+++ Given material

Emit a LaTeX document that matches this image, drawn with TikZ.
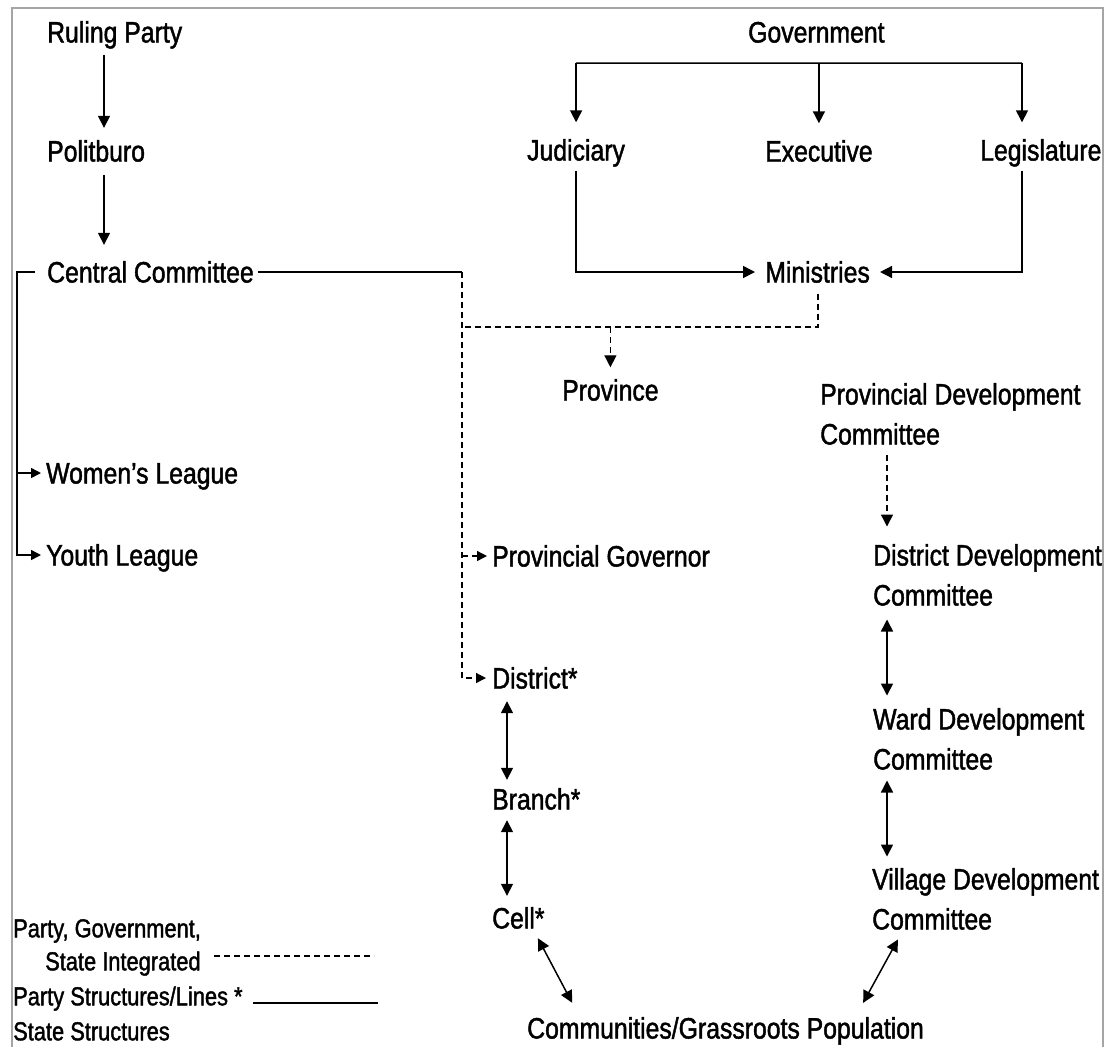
\documentclass[tikz,border=0pt]{standalone}
\usepackage{fontspec}
\setmainfont{Liberation Sans}[FakeStretch=0.84,FakeBold=1.5]
\usetikzlibrary{arrows.meta,calc}
\definecolor{framegray}{RGB}{165,165,165}
\begin{document}
\begin{tikzpicture}[x=1pt,y=-1pt,
  lbl/.style={anchor=west,inner sep=0pt,text height=21pt,text depth=0pt,font=\fontsize{29.5}{40}\selectfont},
  legend/.style={anchor=west,inner sep=0pt,text height=18.6pt,text depth=0pt,font=\fontsize{26}{32}\selectfont},
  mlbl/.style={anchor=base west,inner sep=0pt,text width=290pt,align=flush left,font=\fontsize{29.5}{40}\selectfont},
  conn/.style={line width=1.5pt,black},
  arr/.style={conn,-{Triangle[width=12pt,length=12pt]}},
  sarr/.style={conn,-{Triangle[width=10pt,length=10pt]}},
  darr/.style={conn,{Triangle[width=12pt,length=12pt]}-{Triangle[width=12pt,length=12pt]}},
  dsh/.style={dash pattern=on 6pt off 4pt,line width=1.3pt}
]
\useasboundingbox (0,0) rectangle (1107,1047);
% frame
\draw[framegray,line width=1.5pt] (12,1047) -- (12,8) -- (1103,8) -- (1103,1047);

% party column
\node[lbl] (rp) at (47,32) {Ruling Party};
\node[lbl] (pb) at (47,151) {Politburo};
\node[lbl] (cc) at (47,272) {Central Committee};
\node[lbl] (wl) at (46,473) {Women's League};
\node[lbl] (yl) at (46,555) {Youth League};

% government
\node[lbl] (gov) at (748,32) {Government};
\node[lbl] (jud) at (527,150) {Judiciary};
\node[lbl] (exe) at (765,151) {Executive};
\node[lbl] (leg) at (980,150) {Legislature};
\node[lbl] (min) at (765,272) {Ministries};
\node[lbl] (prov) at (562,390) {Province};

% middle column
\node[lbl] (pg) at (492,556) {Provincial Governor};
\node[lbl] (dist) at (492,678) {District*};
\node[lbl] (br) at (492,799) {Branch*};
\node[lbl] (cell) at (492,918) {Cell*};
\node[lbl] (com) at (527,1028) {Communities/Grassroots Population};

% right column
\node[mlbl] (pdc) at (820,404.5) {Provincial Development\\Committee};
\node[mlbl] (ddc) at (873,565.5) {District Development\\Committee};
\node[mlbl] (wdc) at (873,729.5) {Ward Development\\Committee};
\node[mlbl] (vdc) at (872,889.5) {Village Development\\Committee};

% legend
\node[legend] (lg1) at (13,928) {Party, Government,};
\node[legend] (lg2) at (45,961) {State Integrated};
\node[legend] (lg3) at (13,996) {Party Structures/Lines *};
\node[legend] (lg4) at (13,1031) {State Structures};
\draw[dsh] ([xshift=13pt,yshift=5pt]lg2.east) -- ++(160,0);
\draw[conn,line width=1.3pt] ([xshift=10pt,yshift=-7pt]lg3.east) -- ++(125,0);

% party chain
\coordinate (px) at (104,0);
\draw[arr,shorten <=12.5pt,shorten >=12.5pt] (rp.south -| px) -- (pb.north -| px);
\draw[arr,shorten <=13.5pt,shorten >=16.5pt] (pb.south -| px) -- (cc.north -| px);
\coordinate (lb) at (17,272);
\draw[sarr,shorten >=5pt] ([xshift=-12pt]cc.west) -- (lb) |- (yl.west);
\draw[sarr,shorten >=5pt] (lb |- wl.west) -- (wl.west);

% central committee to integrated line
\coordinate (dtop) at (462,272);
\draw[conn] ([xshift=4pt]cc.east) -- (dtop);
\draw[sarr,dsh,shorten >=6pt] (dtop) |- (dist.west);
\draw[sarr,dsh,shorten >=5pt] (dtop |- pg.west) -- (pg.west);

% government
\coordinate (gbar) at ([yshift=-20.5pt]gov.south);
\coordinate (lx) at (1022,63);
\draw[conn] (jud.north |- gbar) -- (lx);
\draw[arr,shorten >=17pt] (jud.north |- gbar) -- (jud.north);
\draw[arr,shorten >=17pt] (exe.north |- gbar) -- (exe.north);
\draw[arr,shorten >=17pt] (lx) -- (lx |- leg.north);
\draw[arr,shorten <=10pt,shorten >=10pt] (jud.south) |- (min.west);
\draw[arr,shorten <=10pt,shorten >=10pt] (lx |- leg.south) |- (min.east);

% ministries to province
\coordinate (mj) at (818,327);
\draw[dsh,shorten <=11pt] (min.south -| mj) -- (mj) -- (dtop |- mj);
\draw[arr,dsh,shorten >=12pt] (prov.north |- mj) -- (prov.north);

% right column
\coordinate (rx) at (887,0);
\draw[arr,dsh,shorten <=10.5pt,shorten >=17.4pt] (pdc.south -| rx) -- (ddc.north -| rx);
\draw[darr,shorten <=13.5pt,shorten >=12.4pt] (ddc.south -| rx) -- (wdc.north -| rx);
\draw[darr,shorten <=10.5pt,shorten >=11.4pt] (wdc.south -| rx) -- (vdc.north -| rx);

% middle column
\coordinate (mx) at (507,0);
\draw[darr,shorten <=12.5pt,shorten >=8.5pt] (dist.south -| mx) -- (br.north -| mx);
\draw[darr,shorten <=10.5pt,shorten >=11.5pt] (br.south -| mx) -- (cell.north -| mx);

% to grassroots
\coordinate (c1) at (532.9,0);
\coordinate (c2) at (579.8,0);
\draw[darr,shorten <=10.8pt,shorten >=16.5pt] (cell.south -| c1) -- (com.north -| c2);
\coordinate (v1) at (903.1,0);
\coordinate (v2) at (855.2,0);
\draw[darr,shorten <=10.8pt,shorten >=16.5pt] (vdc.south -| v1) -- (com.north -| v2);
\end{tikzpicture}
\end{document}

++++++

**Short exercise**. All the material shown above is to be copied exactly, with no pictures carried over.

**Reply to the task**.
Emit a LaTeX document that matches this image, drawn with TikZ.
\documentclass[tikz,border=0pt]{standalone}
\usepackage{fontspec}
\setmainfont{Liberation Sans}[FakeStretch=0.84,FakeBold=1.5]
\usetikzlibrary{arrows.meta,calc}
\definecolor{framegray}{RGB}{165,165,165}
\begin{document}
\begin{tikzpicture}[x=1pt,y=-1pt,
  lbl/.style={anchor=west,inner sep=0pt,text height=21pt,text depth=0pt,font=\fontsize{29.5}{40}\selectfont},
  legend/.style={anchor=west,inner sep=0pt,text height=18.6pt,text depth=0pt,font=\fontsize{26}{32}\selectfont},
  mlbl/.style={anchor=base west,inner sep=0pt,text width=290pt,align=flush left,font=\fontsize{29.5}{40}\selectfont},
  conn/.style={line width=1.5pt,black},
  arr/.style={conn,-{Triangle[width=12pt,length=12pt]}},
  sarr/.style={conn,-{Triangle[width=10pt,length=10pt]}},
  darr/.style={conn,{Triangle[width=12pt,length=12pt]}-{Triangle[width=12pt,length=12pt]}},
  dsh/.style={dash pattern=on 6pt off 4pt,line width=1.3pt}
]
\useasboundingbox (0,0) rectangle (1107,1047);
% frame
\draw[framegray,line width=1.5pt] (12,1047) -- (12,8) -- (1103,8) -- (1103,1047);

% party column
\node[lbl] (rp) at (47,32) {Ruling Party};
\node[lbl] (pb) at (47,151) {Politburo};
\node[lbl] (cc) at (47,272) {Central Committee};
\node[lbl] (wl) at (46,473) {Women's League};
\node[lbl] (yl) at (46,555) {Youth League};

% government
\node[lbl] (gov) at (748,32) {Government};
\node[lbl] (jud) at (527,150) {Judiciary};
\node[lbl] (exe) at (765,151) {Executive};
\node[lbl] (leg) at (980,150) {Legislature};
\node[lbl] (min) at (765,272) {Ministries};
\node[lbl] (prov) at (562,390) {Province};

% middle column
\node[lbl] (pg) at (492,556) {Provincial Governor};
\node[lbl] (dist) at (492,678) {District*};
\node[lbl] (br) at (492,799) {Branch*};
\node[lbl] (cell) at (492,918) {Cell*};
\node[lbl] (com) at (527,1028) {Communities/Grassroots Population};

% right column
\node[mlbl] (pdc) at (820,404.5) {Provincial Development\\Committee};
\node[mlbl] (ddc) at (873,565.5) {District Development\\Committee};
\node[mlbl] (wdc) at (873,729.5) {Ward Development\\Committee};
\node[mlbl] (vdc) at (872,889.5) {Village Development\\Committee};

% legend
\node[legend] (lg1) at (13,928) {Party, Government,};
\node[legend] (lg2) at (45,961) {State Integrated};
\node[legend] (lg3) at (13,996) {Party Structures/Lines *};
\node[legend] (lg4) at (13,1031) {State Structures};
\draw[dsh] ([xshift=13pt,yshift=5pt]lg2.east) -- ++(160,0);
\draw[conn,line width=1.3pt] ([xshift=10pt,yshift=-7pt]lg3.east) -- ++(125,0);

% party chain
\coordinate (px) at (104,0);
\draw[arr,shorten <=12.5pt,shorten >=12.5pt] (rp.south -| px) -- (pb.north -| px);
\draw[arr,shorten <=13.5pt,shorten >=16.5pt] (pb.south -| px) -- (cc.north -| px);
\coordinate (lb) at (17,272);
\draw[sarr,shorten >=5pt] ([xshift=-12pt]cc.west) -- (lb) |- (yl.west);
\draw[sarr,shorten >=5pt] (lb |- wl.west) -- (wl.west);

% central committee to integrated line
\coordinate (dtop) at (462,272);
\draw[conn] ([xshift=4pt]cc.east) -- (dtop);
\draw[sarr,dsh,shorten >=6pt] (dtop) |- (dist.west);
\draw[sarr,dsh,shorten >=5pt] (dtop |- pg.west) -- (pg.west);

% government
\coordinate (gbar) at ([yshift=-20.5pt]gov.south);
\coordinate (lx) at (1022,63);
\draw[conn] (jud.north |- gbar) -- (lx);
\draw[arr,shorten >=17pt] (jud.north |- gbar) -- (jud.north);
\draw[arr,shorten >=17pt] (exe.north |- gbar) -- (exe.north);
\draw[arr,shorten >=17pt] (lx) -- (lx |- leg.north);
\draw[arr,shorten <=10pt,shorten >=10pt] (jud.south) |- (min.west);
\draw[arr,shorten <=10pt,shorten >=10pt] (lx |- leg.south) |- (min.east);

% ministries to province
\coordinate (mj) at (818,327);
\draw[dsh,shorten <=11pt] (min.south -| mj) -- (mj) -- (dtop |- mj);
\draw[arr,dsh,shorten >=12pt] (prov.north |- mj) -- (prov.north);

% right column
\coordinate (rx) at (887,0);
\draw[arr,dsh,shorten <=10.5pt,shorten >=17.4pt] (pdc.south -| rx) -- (ddc.north -| rx);
\draw[darr,shorten <=13.5pt,shorten >=12.4pt] (ddc.south -| rx) -- (wdc.north -| rx);
\draw[darr,shorten <=10.5pt,shorten >=11.4pt] (wdc.south -| rx) -- (vdc.north -| rx);

% middle column
\coordinate (mx) at (507,0);
\draw[darr,shorten <=12.5pt,shorten >=8.5pt] (dist.south -| mx) -- (br.north -| mx);
\draw[darr,shorten <=10.5pt,shorten >=11.5pt] (br.south -| mx) -- (cell.north -| mx);

% to grassroots
\coordinate (c1) at (532.9,0);
\coordinate (c2) at (579.8,0);
\draw[darr,shorten <=10.8pt,shorten >=16.5pt] (cell.south -| c1) -- (com.north -| c2);
\coordinate (v1) at (903.1,0);
\coordinate (v2) at (855.2,0);
\draw[darr,shorten <=10.8pt,shorten >=16.5pt] (vdc.south -| v1) -- (com.north -| v2);
\end{tikzpicture}
\end{document}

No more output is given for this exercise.